Aggregate cereal production shows that the country is expecting a substantial reduction in harvest of at least 53% of last season’s harvest and over 42% below the average production.
This reduction is largely attributed to the general poor rainfall received during the 2018/2019 rainfall season.
Nghikembua further came clear as to why the bank has not taken a lead in declaring the drought a national disaster or influencing government to do so.
This is one of the requests the farmers made two weeks ago in their correspondence with this publication. The CEO remarked that it was not Agribank’s mandate to declare a drought in the country, least of all to declare it as a national crisis.
“It is also not the bank’s responsibility to influence the government to declare the drought or to declare it as a national crisis. The mandate to declare droughts in the country lies with the government. Farmers belong to Farmers’ Unions and these would be the correct structures which they should use to lobby government for purposes of declaring a drought in the country.”

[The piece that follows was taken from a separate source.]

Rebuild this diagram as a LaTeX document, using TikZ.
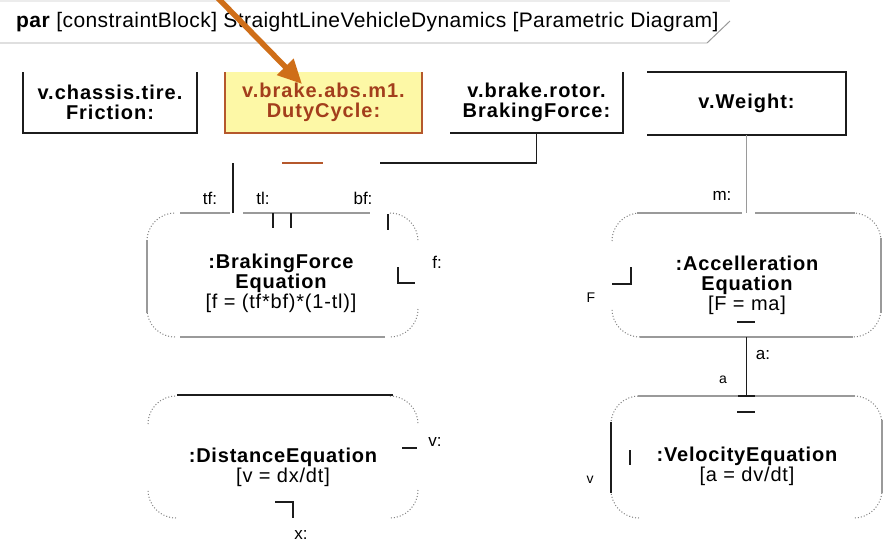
\documentclass[tikz,border=0pt]{standalone}
\usepackage{fontspec}
\setmainfont{Liberation Sans}
\usetikzlibrary{arrows.meta}

\definecolor{dutyfill}{HTML}{FDF8A6}
\definecolor{dutyedge}{HTML}{B5582C}
\definecolor{dutytext}{HTML}{A33E1C}
\definecolor{calloutorange}{HTML}{CF6E18}
\definecolor{edgegray}{HTML}{9A9A9A}
\definecolor{inkblack}{HTML}{1C1C1C}

\tikzset{
  valbox/.style={inner sep=0pt, outer sep=0pt, align=center,
    font=\bfseries\fontsize{20}{20}\selectfont\addfontfeature{LetterSpace=5}},
  cblock/.style={inner sep=0pt, outer sep=0pt},
  eqname/.style={align=center, inner sep=0pt,
    font=\bfseries\fontsize{20}{20}\selectfont\addfontfeature{LetterSpace=4}},
  portlabel/.style={inner sep=0pt, font=\fontsize{17}{17}\selectfont},
  tinylabel/.style={inner sep=0pt, font=\fontsize{14}{14}\selectfont},
  darkline/.style={draw=inkblack, line width=1.5pt},
  grayline/.style={draw=edgegray, line width=1.2pt},
  corner/.style={draw=gray, line width=1pt, dotted},
  dutyline/.style={draw=dutyedge, line width=1.5pt},
  callout/.style={draw=calloutorange, line width=5.5pt,
    -{Triangle[length=24pt, width=22pt]}}
}

\begin{document}
\begin{tikzpicture}[x=1pt, y=-1pt]
\useasboundingbox (0,0) rectangle (891,549);

% Frame heading
\draw[gray!15, line width=1.5pt] (0,1) -- (730,1);
\draw[gray!25, line width=2pt] (0,43) -- (707,43);
\draw[gray!80, line width=1pt] (707,43) -- (730,21);
\node[anchor=west, inner sep=0pt,
  font=\fontsize{21}{21}\selectfont\addfontfeature{LetterSpace=2}] (title) at (16,22)
  {\textbf{par} [constraintBlock] StraightLineVehicleDynamics [Parametric Diagram]};

% Value properties
\node[valbox, minimum width=174pt, minimum height=61pt] (friction) at (110,102.5)
  {v.chassis.tire.\\Friction:};
\draw[darkline] (friction.north west) |- (friction.south east) -- (friction.north east);

\node[valbox, fill=dutyfill, text=dutytext, minimum width=197pt, minimum height=61pt]
  (duty) at (323.5,102.5) {v.brake.abs.m1.\\DutyCycle:};
\draw[dutyline] (duty.north west) |- (duty.south east) -- (duty.north east);

\node[valbox, minimum width=173pt, minimum height=61pt] (rotor) at (536.5,102.5)
  {v.brake.rotor.\\BrakingForce:};
\draw[darkline] (rotor.south west) -- (rotor.south east) -- (rotor.north east);

\node[valbox, minimum width=199pt, minimum height=63pt] (weight) at (746.5,103.5)
  {v.Weight:};
\draw[darkline] (weight.north west) -- (weight.north east) |- (weight.south west);

% Constraint properties
\node[cblock, minimum width=271pt, minimum height=124pt] (brake) at (282.5,275) {};
\node[cblock, minimum width=269pt, minimum height=124pt] (accel) at (746.5,275) {};
\node[cblock, minimum width=270pt, minimum height=122pt] (dist) at (283,457) {};
\node[cblock, minimum width=271pt, minimum height=122pt] (vel) at (746.5,457) {};

\node[eqname] (brakeEq) at (281,283)
  {:BrakingForce\\Equation\\{\mdseries [f = (tf*bf)*(1-tl)]}};
\node[eqname] (accelEq) at (747,285)
  {:Accelleration\\Equation\\{\mdseries [F = ma]}};
\node[eqname] (distEq) at (283,467)
  {:DistanceEquation\\{\mdseries [v = dx/dt]}};
\node[eqname] (velEq) at (747,466)
  {:VelocityEquation\\{\mdseries [a = dv/dt]}};

% rounded corners
\foreach \b in {brake,accel,dist,vel} {
  \draw[corner] ([yshift=-28pt]\b.north west) arc[start angle=180, end angle=90, radius=28pt];
  \draw[corner] ([xshift=-28pt]\b.north east) arc[start angle=90, end angle=0, radius=28pt];
  \draw[corner] ([yshift=28pt]\b.south east) arc[start angle=0, end angle=-90, radius=28pt];
  \draw[corner] ([xshift=28pt]\b.south west) arc[start angle=270, end angle=180, radius=28pt];
}

% sides
\draw[grayline] (180,213) -- (230,213);
\draw[grayline] (243,213) -- (370,213);
\draw[grayline] (147,240) -- (147,313);
\draw[grayline] (180,337) -- (385,337);
\draw[grayline] (637,213) -- (742,213);
\draw[grayline] (755,213) -- (855,213);
\draw[grayline] (881,238) -- (881,313);
\draw[grayline] (640,337) -- (853,337);
\draw[grayline] (638,396) -- (855,396);
\draw[grayline] (882,420) -- (882,493);
\draw[darkline] (611,422) -- (611,493);
\draw[darkline] (177,395) -- (393,395);

% ports
\coordinate (tf) at (233,213);
\coordinate (bf) at (380,163);
\draw[darkline] (tf) -- ++(0,-50);
\draw[darkline] (rotor.south) |- (bf);
\draw[dutyline] (282,163) -- (323,163);
\draw[darkline] (273,213) -- (273,228);
\draw[darkline] (291,213) -- (291,228);
\draw[darkline] (388,214) -- (388,230);
\draw[darkline] (398,267) |- (415,283);
\draw[darkline] (631,267) |- (612,284);
\draw[darkline] (737,322) -- (755,322);
\draw[darkline] (738,396) -- (755,396);
\draw[darkline] (737,412) -- (755,412);
\draw[darkline] (630,450) -- (630,465);
\draw[darkline] (402,448) -- (417,448);
\draw[darkline] (275,502) -| (293,518);

% bindings
\draw[grayline] (weight.south) -- (accel.north);
\draw[darkline] (accel.south) -- (vel.north);

% port names
\node[portlabel] (tfLabel) at (210,198) {tf:};
\node[portlabel] (tlLabel) at (263,198) {tl:};
\node[portlabel] (bfLabel) at (363,198) {bf:};
\node[portlabel] (fLabel) at (437,262) {f:};
\node[portlabel] (mLabel) at (722,196) {m:};
\node[portlabel] (aLabel) at (763,355) {a:};
\node[portlabel] (vLabel) at (435,442) {v:};
\node[portlabel] (xLabel) at (301,535) {x:};
\node[tinylabel] (FLabel) at (591,298) {F};
\node[tinylabel] (aName) at (723,380) {a};
\node[tinylabel] (vName) at (590,480) {v};

% Callout
\coordinate (calloutStart) at (212,-8);
\coordinate (calloutTip) at (302,84);
\draw[callout] (calloutStart) -- (calloutTip);

\end{tikzpicture}
\end{document}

“The bank’s mandate is to finance agriculture, including initiatives aimed at coping with the drought, such as providing loans for fodder, water infrastructure, irrigation infrastructure, creating alternative income streams such as wood and charcoal production and similar drought-mitigating measures,” he said. As the drought tightens its grip on the farming community, the farmers reiterated their fear that their farms face possible repossession in the event of failure to pay back the loans.
In the meantime, a ministerial report indicates that grazing conditions continue to deteriorate in most parts of the country in the midst of very poor and below average rainfall conditions experienced countrywide.
Despite the headwinds, the agriculture ministry confirmed that household food security remained satisfactory in most regions of the country, following good improvements in agricultural production recorded in the last two seasons.
“The situation is however expected to weaken as from the next harvest (May 2019) amidst poor crop production referred to above.
Pockets of food insecurity are also still being reported in various areas especially those that suffered poor agricultural production due to prolonged dry spells or floods during the 2017/2018 rainfall season coupled with the current ongoing drought conditions in the country,” the ministries report said.